+++ RECORDS PROVIDED

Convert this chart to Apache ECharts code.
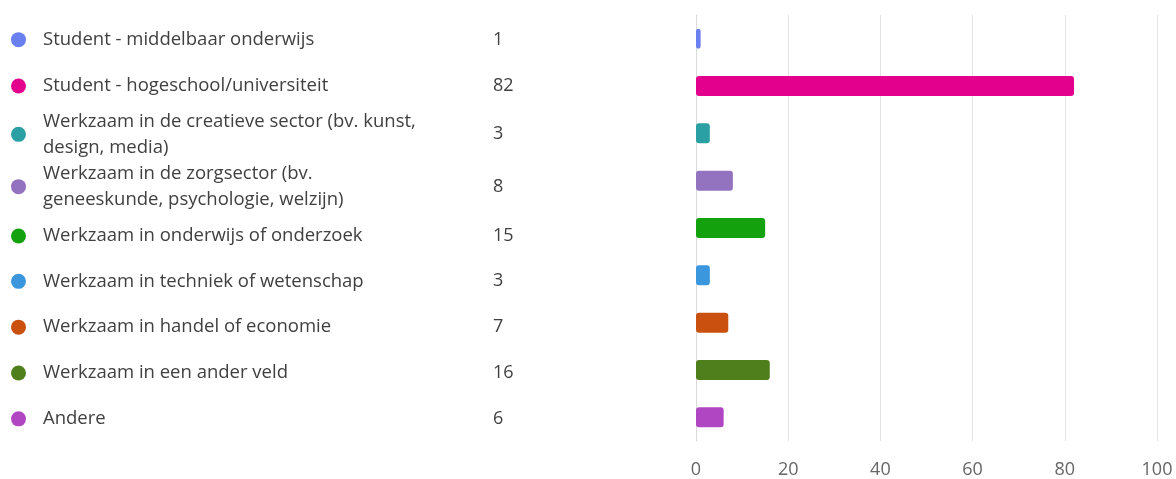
<!DOCTYPE html>
<html>
<head>
<meta charset="utf-8">
<script src="https://cdn.jsdelivr.net/npm/echarts@6/dist/echarts.min.js"></script>
<style>
html,body{margin:0;padding:0;background:#fff;}
#chart{width:1176px;height:479px;}
</style>
</head>
<body>
<div id="chart"></div>
<script>
const categories = [
  "Student - middelbaar onderwijs",
  "Student - hogeschool/universiteit",
  "Werkzaam in de creatieve sector (bv. kunst,\ndesign, media)",
  "Werkzaam in de zorgsector (bv.\ngeneeskunde, psychologie, welzijn)",
  "Werkzaam in onderwijs of onderzoek",
  "Werkzaam in techniek of wetenschap",
  "Werkzaam in handel of economie",
  "Werkzaam in een ander veld",
  "Andere"
];
const values = [1, 82, 3, 8, 15, 3, 7, 16, 6];
const colors = ["#6a80f1", "#e3008c", "#2aa0a4", "#9373c0", "#13a10e", "#3a96dd", "#ca5010", "#4f7f1c", "#b146c2"];
const xTicks = [0, 20, 40, 60, 80, 100];

const FONT = "'Open Sans', 'Noto Sans', sans-serif";
const W = 1176, H = 479;
const gridLeft = 696, gridRight = 19, gridTop = 15, gridBottom = 35.5;

// Legend rows behave like an HTML list: one-line rows are shorter than two-line rows.
const ROW1 = 46, ROW2 = 52.5, LIST_TOP = 17;
const band = (H - gridTop - gridBottom) / categories.length;
const shifts = [];
let acc = LIST_TOP;
categories.forEach((c, i) => {
  const h = c.indexOf('\n') >= 0 ? ROW2 : ROW1;
  const listCenter = acc + h / 2;
  acc += h;
  const bandCenter = gridTop + band * (i + 0.5);
  shifts.push(listCenter - bandCenter);
});

const rich = {};
colors.forEach((c, i) => {
  rich['c' + i] = { width: 15, height: 15, borderRadius: 7.5, backgroundColor: c };
  const s = Math.max(1, Math.round(Math.abs(shifts[i]) * 2));
  rich['s' + i] = { height: s, lineHeight: s, width: 1 };
});
function shifted(content, i) {
  const d = shifts[i];
  if (Math.abs(d) < 0.5) return content;
  return d > 0 ? '{s' + i + '|}\n' + content : content + '\n{s' + i + '|}';
}

const chart = echarts.init(document.getElementById('chart'), null, { renderer: 'canvas' });
const baseY = {
  type: 'category',
  data: categories,
  inverse: true,
  axisLine: { show: false },
  axisTick: { show: false },
  splitLine: { show: false },
  position: 'left'
};
chart.setOption({
  animation: false,
  grid: { left: gridLeft, right: gridRight, top: gridTop, bottom: gridBottom, containLabel: false },
  xAxis: {
    type: 'value',
    min: xTicks[0],
    max: xTicks[xTicks.length - 1],
    interval: 20,
    axisLine: { show: false },
    axisTick: { show: false },
    splitLine: { show: true, lineStyle: { color: '#e3e3e3', width: 1 } },
    axisLabel: { color: '#666666', fontSize: 18, fontFamily: FONT, margin: 20 }
  },
  yAxis: [
    Object.assign({}, baseY, {
      axisLine: { show: true, lineStyle: { color: '#d9d9d9', width: 1 } },
      axisLabel: {
        align: 'left',
        margin: gridLeft - 43,
        color: '#404040',
        fontSize: 18.5,
        lineHeight: 26,
        fontFamily: FONT,
        formatter: (v, i) => shifted(v, i),
        rich: rich
      }
    }),
    Object.assign({}, baseY, {
      axisLabel: {
        align: 'left',
        margin: gridLeft - 11,
        formatter: (v, i) => shifted('{c' + i + '|}', i),
        rich: rich
      }
    }),
    Object.assign({}, baseY, {
      axisLabel: {
        align: 'left',
        margin: gridLeft - 493,
        color: '#404040',
        fontSize: 18,
        fontFamily: FONT,
        formatter: (v, i) => shifted(String(values[i]), i),
        rich: rich
      }
    })
  ],
  series: [{
    type: 'bar',
    yAxisIndex: 0,
    barWidth: 20,
    data: values.map((v, i) => ({ value: v, itemStyle: { color: colors[i], borderRadius: 3 } }))
  }]
});
</script>
</body>
</html>
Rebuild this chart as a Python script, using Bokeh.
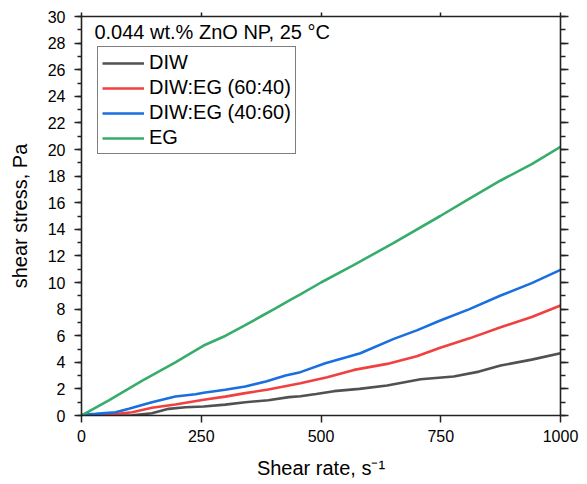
from bokeh.plotting import figure
from bokeh.models import (LinearAxis, SingleIntervalTicker, Range1d, Legend, LegendItem,
                          Label, CustomJSTickFormatter)
from bokeh.embed import file_html
from bokeh.resources import INLINE

FONT = "Liberation Sans"

# ---- data ----
diw_x = [0, 60, 106, 147, 182, 217, 255, 300, 342, 390, 433, 457, 490, 527, 580, 638, 708, 777, 830, 875, 940, 1000]
diw_y = [0, 0.0, 0.02, 0.17, 0.5, 0.62, 0.68, 0.82, 1.0, 1.15, 1.38, 1.45, 1.62, 1.83, 2.0, 2.26, 2.73, 2.93, 3.3, 3.76, 4.2, 4.68]

r6040_x = [0, 57, 106, 147, 196, 255, 300, 342, 390, 433, 457, 513, 569, 638, 700, 749, 810, 875, 940, 1000]
r6040_y = [0, 0.05, 0.25, 0.58, 0.83, 1.18, 1.42, 1.68, 1.95, 2.26, 2.43, 2.88, 3.43, 3.88, 4.45, 5.09, 5.8, 6.64, 7.4, 8.27]

r4060_x = [0, 29, 71, 99, 147, 196, 238, 255, 300, 342, 385, 426, 457, 509, 555, 582, 652, 700, 749, 810, 875, 940, 1000]
r4060_y = [0.05, 0.12, 0.25, 0.5, 1.0, 1.43, 1.6, 1.71, 1.93, 2.18, 2.55, 3.0, 3.26, 3.93, 4.39, 4.68, 5.76, 6.4, 7.14, 8.0, 9.02, 9.95, 10.95]

eg_x = [0, 57, 127, 196, 238, 255, 301, 340, 377, 405, 436, 457, 500, 568, 650, 749, 810, 875, 940, 1000]
eg_y = [0, 1.13, 2.63, 4.0, 4.89, 5.26, 6.0, 6.75, 7.5, 8.05, 8.7, 9.1, 10.0, 11.3, 12.95, 15.0, 16.3, 17.67, 18.9, 20.2]

series_names = ["DIW", "DIW:EG (60:40)", "DIW:EG (40:60)", "EG"]
series_colors = ["#515151", "#F14040", "#1A6FDF", "#37AD6B"]

x_ticks_interval = 250
y_ticks_interval = 2
annotation_text = "0.044 wt.% ZnO NP, 25 \u00b0C"
x_label = "Shear rate, s\u207b\u00b9"
y_label = "shear stress, Pa"

p = figure(width=587, height=484, output_backend="svg", toolbar_location=None,
           x_range=Range1d(0, 1000), y_range=Range1d(0, 30),
           min_border_left=81, min_border_right=27, min_border_top=16, min_border_bottom=69)
p.xgrid.visible = False
p.ygrid.visible = False
p.outline_line_color = None
p.background_fill_color = "white"
p.border_fill_color = "white"

def style_axis(ax, tick_out=7, minor_out=4):
    ax.axis_line_width = 1.6
    ax.axis_line_color = "#222222"
    ax.major_tick_line_width = 1.5
    ax.minor_tick_line_width = 1.5
    ax.major_tick_line_color = "#222222"
    ax.minor_tick_line_color = "#222222"
    ax.major_tick_in = 0
    ax.major_tick_out = tick_out
    ax.minor_tick_in = 0
    ax.minor_tick_out = minor_out
    ax.major_label_text_font = FONT
    ax.major_label_text_font_size = "16px"
    ax.major_label_text_color = "black"
    ax.axis_label_text_font = FONT
    ax.axis_label_text_font_size = "20px"
    ax.axis_label_text_font_style = "normal"
    ax.axis_label_text_color = "black"

# bottom x axis
xa = p.xaxis[0]
xa.ticker = SingleIntervalTicker(interval=x_ticks_interval, num_minor_ticks=0)
style_axis(xa)
xa.minor_tick_line_color = None
xa.axis_label = x_label
xa.major_label_standoff = 7
xa.axis_label_standoff = 12

# left y axis
ya = p.yaxis[0]
ya.ticker = SingleIntervalTicker(interval=y_ticks_interval, num_minor_ticks=2)
style_axis(ya)
ya.axis_label = y_label
ya.major_label_standoff = 9
ya.axis_label_standoff = 14

empty = CustomJSTickFormatter(code="return '';")

# top axis
ta = LinearAxis(ticker=SingleIntervalTicker(interval=x_ticks_interval, num_minor_ticks=0), formatter=empty)
style_axis(ta, tick_out=4)
ta.minor_tick_line_color = None
ta.major_label_standoff = 0
p.add_layout(ta, "above")

# right axis
ra = LinearAxis(ticker=SingleIntervalTicker(interval=y_ticks_interval, num_minor_ticks=2), formatter=empty)
style_axis(ra, tick_out=8, minor_out=5)
ra.major_label_standoff = 0
p.add_layout(ra, "right")

xs = [diw_x, r6040_x, r4060_x, eg_x]
ys = [diw_y, r6040_y, r4060_y, eg_y]
items = []
for name, col, x, y in zip(series_names, series_colors, xs, ys):
    r = p.line(x, y, line_color=col, line_width=2.6)
    items.append(LegendItem(label=name, renderers=[r]))

legend = Legend(items=items, location=(16, 261))
legend.label_text_font = FONT
legend.label_text_font_size = "20px"
legend.label_text_color = "black"
legend.glyph_width = 42
legend.glyph_height = 22
legend.label_height = 22
legend.spacing = 2
legend.padding = 4
legend.margin = 0
legend.label_standoff = 5
legend.border_line_color = "black"
legend.border_line_width = 1
legend.background_fill_alpha = 1
p.add_layout(legend)

ann = Label(x=27, y=28.8, text=annotation_text, text_font=FONT, text_font_size="20px",
            text_color="black", text_baseline="middle")
p.add_layout(ann)

open("out.html", "w").write(file_html(p, INLINE))
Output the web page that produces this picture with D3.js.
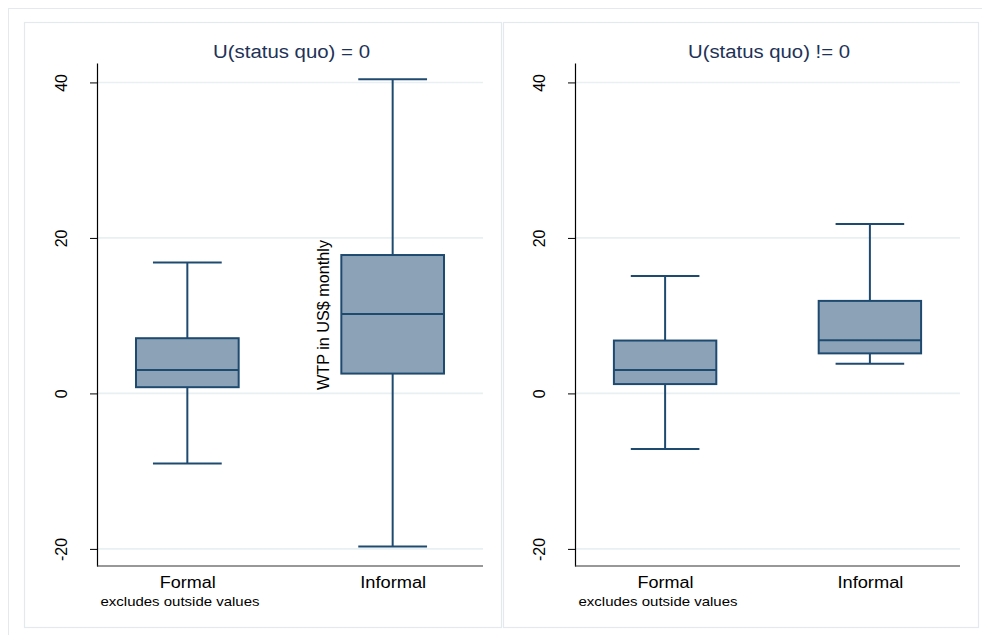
<!DOCTYPE html>
<html>
<head>
<meta charset="utf-8">
<script src="https://cdn.jsdelivr.net/npm/d3@7"></script>
<style>
  html, body { margin: 0; padding: 0; background: #ffffff; }
  svg { display: block; font-family: "Liberation Sans", Arial, Helvetica, sans-serif; }
</style>
</head>
<body>
<svg id="chart" width="982" height="635"></svg>
<script>
// ---- Data ----
const panelTitles = ["U(status quo) = 0", "U(status quo) != 0"];
const categories = ["Formal", "Informal"];
const yTicks = [-20, 0, 20, 40];
const yTickLabels = ["-20", "0", "20", "40"];
// per panel: [Formal, Informal]
const lowerWhisker = [[-9.0, -19.7], [-7.15, 3.8]];
const q1 = [[0.8, 2.55], [1.2, 5.15]];
const median = [[3.0, 10.2], [3.0, 6.85]];
const q3 = [[7.1, 17.8], [6.8, 11.9]];
const upperWhisker = [[16.85, 40.4], [15.1, 21.8]];
const yTitle = "WTP in US$ monthly";
const note = "excludes outside values";

(function () {
// ---- Layout ----
const svg = d3.select("#chart");
const boxFill = "#8ca3b7", boxStroke = "#1f4a70";
const gridColor = "#e9f0f2", frameColor = "#e3eaee";
const titleColor = "#1e3257";

// outer frame
svg.append("rect").attr("x", 8.5).attr("y", 8.5).attr("width", 990).attr("height", 640)
  .attr("fill", "#fff").attr("stroke", frameColor).attr("stroke-width", 1);

const panels = [
  { x0: 24, x1: 501, axisX: 97, axisX1: 483 },
  { x0: 503, x1: 978, axisX: 575, axisX1: 960 }
];
const panelTop = 22, panelBottom = 627;
const y = d3.scaleLinear().domain([-22.2, 42.5]).range([566, 63]);

panels.forEach((p, i) => {
  const g = svg.append("g");
  g.append("rect").attr("x", p.x0 + 0.5).attr("y", panelTop + 0.5)
    .attr("width", p.x1 - p.x0).attr("height", panelBottom - panelTop)
    .attr("fill", "#fff").attr("stroke", frameColor).attr("stroke-width", 1.2);

  const x = d3.scalePoint().domain(categories).range([p.axisX, p.axisX1]).padding(0.44);
  const step = x.step();
  const boxW = step * 0.5, capW = step * 0.335;

  // gridlines
  g.selectAll(".grid").data(yTicks).enter().append("line")
    .attr("x1", p.axisX).attr("x2", p.axisX1)
    .attr("y1", d => y(d)).attr("y2", d => y(d))
    .attr("stroke", gridColor).attr("stroke-width", 1.6);

  // y axis
  const yAxis = d3.axisLeft(y).tickValues(yTicks).tickSize(7).tickSizeOuter(0).tickPadding(0)
    .tickFormat((d, k) => yTickLabels[k]);
  const ya = g.append("g").attr("transform", `translate(${p.axisX},0)`).call(yAxis);
  ya.select(".domain").attr("stroke", "#000").attr("stroke-width", 1.2);
  ya.selectAll(".tick line").attr("stroke", "#000").attr("stroke-width", 1);
  ya.selectAll(".tick text")
    .attr("fill", "#000").style("font-size", "16px")
    .attr("text-anchor", "middle")
    .attr("transform", "translate(-30,0) rotate(-90)")
    .attr("x", 0).attr("y", 0).attr("dy", 0);

  // x axis
  const xAxis = d3.axisBottom(x).tickSize(0).tickSizeOuter(0).tickPadding(0);
  const xa = g.append("g").attr("transform", `translate(0,${y.range()[0]})`).call(xAxis);
  xa.select(".domain").attr("stroke", "#333").attr("stroke-width", 1.2)
    .attr("d", `M${p.axisX},0H${p.axisX1}`);
  xa.selectAll(".tick text").attr("fill", "#000").style("font-size", "16px")
    .attr("y", 22).attr("dy", 0)
    .attr("textLength", d => d === "Formal" ? 56 : 66).attr("lengthAdjust", "spacingAndGlyphs");

  // note
  g.append("text").attr("x", p.axisX + 3.5).attr("y", 606).attr("fill", "#000")
    .style("font-size", "13.5px").attr("textLength", 159).attr("lengthAdjust", "spacingAndGlyphs")
    .text(note);

  // title
  g.append("text").attr("x", (p.axisX + p.axisX1) / 2 + 1.5).attr("y", 58)
    .attr("text-anchor", "middle").attr("fill", titleColor).style("font-size", "18px")
    .attr("textLength", i === 0 ? 157 : 162).attr("lengthAdjust", "spacingAndGlyphs")
    .text(panelTitles[i]);

  // boxes
  const data = categories.map((c, j) => ({
    c, lw: lowerWhisker[i][j], q1: q1[i][j], med: median[i][j], q3: q3[i][j], uw: upperWhisker[i][j]
  }));
  const b = g.selectAll(".box").data(data).enter().append("g");
  b.append("line").attr("x1", d => x(d.c)).attr("x2", d => x(d.c))
    .attr("y1", d => y(d.q3)).attr("y2", d => y(d.uw))
    .attr("stroke", boxStroke).attr("stroke-width", 2);
  b.append("line").attr("x1", d => x(d.c)).attr("x2", d => x(d.c))
    .attr("y1", d => y(d.q1)).attr("y2", d => y(d.lw))
    .attr("stroke", boxStroke).attr("stroke-width", 2);
  b.append("line").attr("x1", d => x(d.c) - capW / 2).attr("x2", d => x(d.c) + capW / 2)
    .attr("y1", d => y(d.uw)).attr("y2", d => y(d.uw))
    .attr("stroke", boxStroke).attr("stroke-width", 2);
  b.append("line").attr("x1", d => x(d.c) - capW / 2).attr("x2", d => x(d.c) + capW / 2)
    .attr("y1", d => y(d.lw)).attr("y2", d => y(d.lw))
    .attr("stroke", boxStroke).attr("stroke-width", 2);
  b.append("rect").attr("x", d => x(d.c) - boxW / 2).attr("width", boxW)
    .attr("y", d => y(d.q3)).attr("height", d => y(d.q1) - y(d.q3))
    .attr("fill", boxFill).attr("stroke", boxStroke).attr("stroke-width", 2);
  b.append("line").attr("x1", d => x(d.c) - boxW / 2).attr("x2", d => x(d.c) + boxW / 2)
    .attr("y1", d => y(d.med)).attr("y2", d => y(d.med))
    .attr("stroke", boxStroke).attr("stroke-width", 2);
});

// y axis title (placed inside the first panel as in the original)
svg.append("text").attr("transform", "translate(328.5,315) rotate(-90)")
  .attr("text-anchor", "middle").attr("fill", "#000").style("font-size", "16px")
  .attr("textLength", 150).attr("lengthAdjust", "spacingAndGlyphs")
  .text(yTitle);
})();
</script>
</body>
</html>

++++++

> [AIM] Give only the lines from the one with "Output the web" to the one with "d3.scaleLinear().domain([-22.2, 42.5]).range([566, 63]);", both included, again and exactly; leave the images out.

> [WORKED ANSWER]
Output the web page that produces this picture with D3.js.
<!DOCTYPE html>
<html>
<head>
<meta charset="utf-8">
<script src="https://cdn.jsdelivr.net/npm/d3@7"></script>
<style>
  html, body { margin: 0; padding: 0; background: #ffffff; }
  svg { display: block; font-family: "Liberation Sans", Arial, Helvetica, sans-serif; }
</style>
</head>
<body>
<svg id="chart" width="982" height="635"></svg>
<script>
// ---- Data ----
const panelTitles = ["U(status quo) = 0", "U(status quo) != 0"];
const categories = ["Formal", "Informal"];
const yTicks = [-20, 0, 20, 40];
const yTickLabels = ["-20", "0", "20", "40"];
// per panel: [Formal, Informal]
const lowerWhisker = [[-9.0, -19.7], [-7.15, 3.8]];
const q1 = [[0.8, 2.55], [1.2, 5.15]];
const median = [[3.0, 10.2], [3.0, 6.85]];
const q3 = [[7.1, 17.8], [6.8, 11.9]];
const upperWhisker = [[16.85, 40.4], [15.1, 21.8]];
const yTitle = "WTP in US$ monthly";
const note = "excludes outside values";

(function () {
// ---- Layout ----
const svg = d3.select("#chart");
const boxFill = "#8ca3b7", boxStroke = "#1f4a70";
const gridColor = "#e9f0f2", frameColor = "#e3eaee";
const titleColor = "#1e3257";

// outer frame
svg.append("rect").attr("x", 8.5).attr("y", 8.5).attr("width", 990).attr("height", 640)
  .attr("fill", "#fff").attr("stroke", frameColor).attr("stroke-width", 1);

const panels = [
  { x0: 24, x1: 501, axisX: 97, axisX1: 483 },
  { x0: 503, x1: 978, axisX: 575, axisX1: 960 }
];
const panelTop = 22, panelBottom = 627;
const y = d3.scaleLinear().domain([-22.2, 42.5]).range([566, 63]);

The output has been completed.